Touch is a supernatural drama following the lives of Martin Bohm (Keither Sutherland) and his son Jake (David Mazouz). Martin is a widowed former journalist who now works as a baggage handler at JFK airport. Jake is an 11 year old boy who has never spoken a single word in his whole life. The only explanation given for Jake's silence is that the medical professionals suspect he is Autistic. However, Martin disputes this diagnosis and believes it is simply because Jake doesn't have anything to say. It is not until Martin's parenting skills are questioned that he realises his son's strange obsession with numbers has been his way of communicating with his father his whole life.
By following Jake's maps of numbers, Martin meets Professor Arthur Teller (played by the legendary Danny Glover) who is an expert on children who possess a special untaught knowledge of an ancient mathematical theory constructed by Fibonacci in 1202. The Fibonacci theory is a sequence of numbers that can be translated into the biological sphere, used to predict the number of leaves on a stem. However, Jake is not using his knowledge of Fibonacci to predict this biological construct. Instead, he is using the mathematical theory to predict the future.
Touch unearths a theory that many of us have never heard of. I very rarely enjoy these types of shows based upon theories that reach beyond the realms of reality. However, Touch offers another explanation for these predictions made by Jake, linking Fibonacci's mathematical theory with the theory that we are all intertwined with one another by an invisible thread. We are already predesigned to meet and influence those specific people in the world that we encounter throughout our lives. Everything in our lives happen for a reason that has already been decided for us and that fate is very much a realistic premise. Coincidences do not exist in this world, however destiny most definitely does.
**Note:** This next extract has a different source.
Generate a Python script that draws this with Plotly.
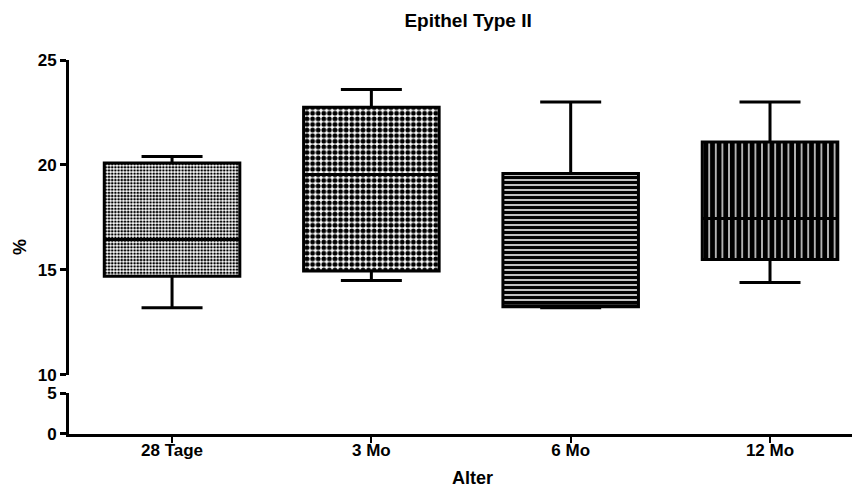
import plotly.graph_objects as go

categories = ["28 Tage", "3 Mo", "6 Mo", "12 Mo"]
x_pos = [0, 1, 2, 3]
minimum = [13.2, 14.5, 13.2, 14.4]
q1 = [14.7, 14.95, 13.25, 15.5]
median = [16.45, 19.55, 13.25, 17.45]
q3 = [20.1, 22.75, 19.6, 21.1]
maximum = [20.4, 23.6, 23.0, 23.0]

patterns = [".", ".", "-", "|"]
pat_size = [3.2, 5.6, 5, 6.6]
pat_solid = [0.5, 0.58, 0.7, 0.8]

FONT = "Liberation Sans, Arial, sans-serif"

fig = go.Figure()

# invisible trace so the lower (0-5) axis segment exists
fig.add_trace(go.Scatter(x=[None], y=[None], xaxis="x", yaxis="y",
                         mode="markers", hoverinfo="skip", showlegend=False))

fig.add_trace(go.Bar(
    x=x_pos, base=q1, y=[b - a for a, b in zip(q1, q3)],
    width=0.68, yaxis="y2",
    marker=dict(color="white", line=dict(width=0),
                pattern=dict(shape=patterns, size=pat_size, solidity=pat_solid,
                             fgcolor="black", bgcolor="white", fillmode="replace")),
    hoverinfo="skip", showlegend=False,
))

fig.add_trace(go.Box(
    x=x_pos, q1=q1, median=median, q3=q3, lowerfence=minimum, upperfence=maximum,
    width=0.68, whiskerwidth=0.45, yaxis="y2",
    fillcolor="rgba(0,0,0,0)", line=dict(color="black", width=3),
    boxpoints=False, showlegend=False,
))

axis_font = dict(family=FONT, size=17, color="black", weight="bold")

fig.update_layout(
    width=852, height=484,
    margin=dict(l=61, r=0, t=52, b=58),
    paper_bgcolor="white", plot_bgcolor="white",
    barmode="overlay", boxmode="overlay",
    title=dict(text="Epithel Type II", x=0.54, xanchor="center",
               y=1 - 12 / 484, yanchor="middle", yref="container",
               font=dict(family=FONT, size=19, color="black", weight="bold")),
    xaxis=dict(range=[-0.517, 3.4515], tickvals=x_pos, ticktext=categories,
               showline=True, linecolor="black", linewidth=3,
               ticks="outside", ticklen=6, tickwidth=2, tickcolor="black",
               showgrid=False, zeroline=False, anchor="y", automargin=False,
               tickfont=axis_font, ticklabelstandoff=-7),
    yaxis=dict(domain=[0, 0.1096], range=[0, 5], tickvals=[0, 5],
               showline=True, linecolor="black", linewidth=3, automargin=False,
               ticks="outside", ticklen=6, tickwidth=3, tickcolor="black",
               showgrid=False, zeroline=False, tickfont=axis_font),
    yaxis2=dict(domain=[0.1578, 1], range=[10, 25], tickvals=[10, 15, 20, 25],
                showline=True, linecolor="black", linewidth=3, automargin=False,
                ticks="outside", ticklen=6, tickwidth=3, tickcolor="black",
                showgrid=False, zeroline=False, anchor="x", tickfont=axis_font),
    showlegend=False,
)

fig.add_annotation(text="%", xref="paper", yref="paper", x=-0.062, y=0.5,
                   xanchor="center", yanchor="middle",
                   showarrow=False, textangle=-90,
                   font=dict(family=FONT, size=18, color="black", weight="bold"))
fig.add_annotation(text="Alter", xref="paper", yref="paper", x=0.51, y=-0.118,
                   xanchor="center", yanchor="middle", showarrow=False,
                   font=dict(family=FONT, size=18, color="black", weight="bold"))

fig.write_html("out.html")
The pilot episode is just the foundation for what I suspect will be a series that is as gripping as 24 was but without all the torturing, bloodshed, backstabbing, double-crossing agents or Chloe's occasional sarcastic comment. The only concern I have is that for those thousands of fans who were addicted to 24 are going to struggle to watch Keither Sutherland in a role where he is passive, emotional and struggling to cope rather than saving the world form evil terrorists.
This episode is just filling us with the information that will be needed for us to continue and follow the story throughout this series. I hope that I am right in my prediction that this series is going to be a huge success as the storyline premise is fascinating and the cast are amazing.
If my prediction is wrong I will be sorry I wasted time trying to get my head around Fibonacci theory, however knowledge of the theory is a great conversational starter if you want to blow people's minds at a dinner party.